Time Tracking Tips for Consultants Who Hate Admin
Ten habits that make time tracking take under five minutes a day — so you actually stick with it and stop leaving billable hours unlogged.
Published May 27, 2026
Most consultants don't fail to track time because they're disorganised — they fail because their system adds friction to work that already demands focus. These ten habits make time tracking consistent, fast, and easy to maintain.
1. Track in real time, not from memory
Log your time as you work, not at the end of the day. Memory is unreliable, especially across multiple clients. Twenty minutes of morning work for Client A is easy to forget by 5pm. Start a timer when you start the work. Stop it when you stop.
2. Use a timer, not a spreadsheet
Spreadsheets require you to calculate elapsed time manually, remember when you started, and maintain a formatting system. A dedicated timer does that automatically. The cognitive overhead of a spreadsheet adds up to hours per month — hours you're not billing for.
3. Set up clients and projects once, upfront
Before you start work for a new client, take three minutes to set them up in your time tracking tool — client name, hourly rate, any projects. That upfront investment eliminates friction at session start, which is the moment you're most likely to skip tracking.
4. Track every client interaction, not just deliverables
Calls, emails, revisions, and admin hours are billable if your contract covers them. Many consultants only track "heads-down" work and leave significant revenue on the table. If you're communicating about a client's project, start the timer.
5. Use daily logging for full-day engagements
If you're spending an entire day on one client — on-site, in a workshop, or in deep heads-down work — log a full day rather than running a timer for eight hours. One entry is accurate, simpler to invoice, and easier for the client to understand on the bill.
6. Stop the timer the moment you stop the work
Don't leave a session running or paused "to fill in later." When you stop working, stop the timer. Leaving timers running creates inaccurate data and an annoying cleanup task at the end of the week.

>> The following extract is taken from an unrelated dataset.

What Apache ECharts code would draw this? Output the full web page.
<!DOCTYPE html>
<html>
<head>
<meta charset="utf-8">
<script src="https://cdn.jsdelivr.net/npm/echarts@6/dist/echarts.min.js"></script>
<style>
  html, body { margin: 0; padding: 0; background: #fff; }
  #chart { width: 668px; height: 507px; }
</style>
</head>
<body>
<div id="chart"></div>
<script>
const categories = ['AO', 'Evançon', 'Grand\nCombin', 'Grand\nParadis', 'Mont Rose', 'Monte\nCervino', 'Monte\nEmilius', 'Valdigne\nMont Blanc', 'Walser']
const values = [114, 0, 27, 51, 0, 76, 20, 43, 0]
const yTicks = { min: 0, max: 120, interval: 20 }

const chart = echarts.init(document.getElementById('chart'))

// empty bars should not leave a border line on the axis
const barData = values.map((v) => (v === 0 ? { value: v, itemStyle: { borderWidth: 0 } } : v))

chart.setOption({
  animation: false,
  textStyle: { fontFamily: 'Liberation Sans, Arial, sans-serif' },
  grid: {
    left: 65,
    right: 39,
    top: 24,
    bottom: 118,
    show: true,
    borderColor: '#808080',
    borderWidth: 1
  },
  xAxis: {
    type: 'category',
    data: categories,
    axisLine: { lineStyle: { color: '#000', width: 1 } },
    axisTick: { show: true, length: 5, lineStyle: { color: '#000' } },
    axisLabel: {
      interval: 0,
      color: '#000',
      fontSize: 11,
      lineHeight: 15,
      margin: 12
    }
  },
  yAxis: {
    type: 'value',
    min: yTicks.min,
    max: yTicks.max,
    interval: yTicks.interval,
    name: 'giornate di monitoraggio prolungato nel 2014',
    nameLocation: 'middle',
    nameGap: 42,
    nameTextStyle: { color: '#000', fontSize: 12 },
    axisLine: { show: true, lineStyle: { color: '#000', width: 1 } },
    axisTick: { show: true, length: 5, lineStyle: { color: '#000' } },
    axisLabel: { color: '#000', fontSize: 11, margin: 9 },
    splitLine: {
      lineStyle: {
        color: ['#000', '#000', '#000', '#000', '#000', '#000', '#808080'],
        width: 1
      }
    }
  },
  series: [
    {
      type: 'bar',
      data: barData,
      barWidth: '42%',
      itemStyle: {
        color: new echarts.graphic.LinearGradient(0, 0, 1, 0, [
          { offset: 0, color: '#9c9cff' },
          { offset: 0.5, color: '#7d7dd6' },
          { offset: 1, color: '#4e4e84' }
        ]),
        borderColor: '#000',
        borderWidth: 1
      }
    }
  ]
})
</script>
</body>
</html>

7. Review your sessions weekly, not monthly
A five-minute weekly review of your logged sessions catches errors while the work is fresh. By month-end, you won't remember whether that two-hour session was for Client A or Client B — and you'll either over-bill or under-bill as a result.
8. Invoice the same day you complete the work
The longer you wait to invoice, the longer you wait to get paid. If your time tracker connects directly to invoicing — so generating an invoice is one click from your session log — there's no reason to wait. Invoice the day the engagement closes.

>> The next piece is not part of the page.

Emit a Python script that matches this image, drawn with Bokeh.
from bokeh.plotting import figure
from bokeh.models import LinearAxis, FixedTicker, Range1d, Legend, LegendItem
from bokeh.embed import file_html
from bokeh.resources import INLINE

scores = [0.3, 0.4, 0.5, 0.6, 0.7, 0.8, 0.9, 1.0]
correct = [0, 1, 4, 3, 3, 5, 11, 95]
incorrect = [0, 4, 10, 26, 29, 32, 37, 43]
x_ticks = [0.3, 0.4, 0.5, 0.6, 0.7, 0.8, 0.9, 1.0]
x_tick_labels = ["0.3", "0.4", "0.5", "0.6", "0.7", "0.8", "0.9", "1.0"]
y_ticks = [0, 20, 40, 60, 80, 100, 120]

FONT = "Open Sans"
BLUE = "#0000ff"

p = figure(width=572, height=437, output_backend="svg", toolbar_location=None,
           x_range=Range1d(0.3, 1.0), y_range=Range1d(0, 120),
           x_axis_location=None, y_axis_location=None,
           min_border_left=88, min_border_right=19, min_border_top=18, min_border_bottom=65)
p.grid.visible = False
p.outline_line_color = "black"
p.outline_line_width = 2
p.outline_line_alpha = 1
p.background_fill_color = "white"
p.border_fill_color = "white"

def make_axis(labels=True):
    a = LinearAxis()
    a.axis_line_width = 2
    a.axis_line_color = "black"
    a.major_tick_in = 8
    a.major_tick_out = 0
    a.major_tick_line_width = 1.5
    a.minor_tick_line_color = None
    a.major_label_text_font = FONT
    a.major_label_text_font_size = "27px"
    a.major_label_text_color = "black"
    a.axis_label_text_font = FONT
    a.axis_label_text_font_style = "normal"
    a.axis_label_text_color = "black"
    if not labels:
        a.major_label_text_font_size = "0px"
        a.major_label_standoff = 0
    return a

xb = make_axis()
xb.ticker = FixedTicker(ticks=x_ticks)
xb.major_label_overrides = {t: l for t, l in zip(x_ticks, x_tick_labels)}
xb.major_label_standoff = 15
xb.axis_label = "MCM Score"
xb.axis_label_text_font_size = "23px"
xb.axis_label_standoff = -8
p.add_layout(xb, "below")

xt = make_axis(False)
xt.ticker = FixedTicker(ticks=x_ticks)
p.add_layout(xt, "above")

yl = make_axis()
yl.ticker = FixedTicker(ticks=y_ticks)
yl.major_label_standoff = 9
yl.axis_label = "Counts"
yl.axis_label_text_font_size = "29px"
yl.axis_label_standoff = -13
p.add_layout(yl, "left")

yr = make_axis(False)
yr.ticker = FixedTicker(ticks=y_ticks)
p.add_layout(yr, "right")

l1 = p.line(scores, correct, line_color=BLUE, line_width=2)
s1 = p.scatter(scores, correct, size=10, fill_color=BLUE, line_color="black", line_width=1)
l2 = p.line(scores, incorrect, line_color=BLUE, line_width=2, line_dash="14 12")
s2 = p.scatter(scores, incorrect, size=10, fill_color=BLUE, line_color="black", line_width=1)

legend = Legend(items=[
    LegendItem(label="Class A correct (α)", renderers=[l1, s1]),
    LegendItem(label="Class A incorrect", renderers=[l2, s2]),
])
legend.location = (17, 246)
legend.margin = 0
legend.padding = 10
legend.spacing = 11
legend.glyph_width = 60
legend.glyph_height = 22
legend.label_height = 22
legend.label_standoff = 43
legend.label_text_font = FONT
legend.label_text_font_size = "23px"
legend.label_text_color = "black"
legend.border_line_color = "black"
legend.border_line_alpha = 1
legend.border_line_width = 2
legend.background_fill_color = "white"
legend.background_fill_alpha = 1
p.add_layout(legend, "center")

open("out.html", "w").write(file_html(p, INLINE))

9. Add a short note to every session
Most time tracking tools allow a description per session. A short note ("strategy call re: Q3 campaign") makes invoices more transparent and reduces client questions. It also protects you during disputes — you have a clear record of what was done and when.
10. Pick one tool and commit to it
The most common time tracking failure is switching between systems. Every switch means historical data scattered across tools, re-setup overhead, and a learning curve that derails the habit. Pick a simple tool that matches how you work and stay with it.
The goal isn't a perfect system — it's a consistent one. Five minutes of daily tracking done reliably is worth more than an elaborate system you abandon after two weeks.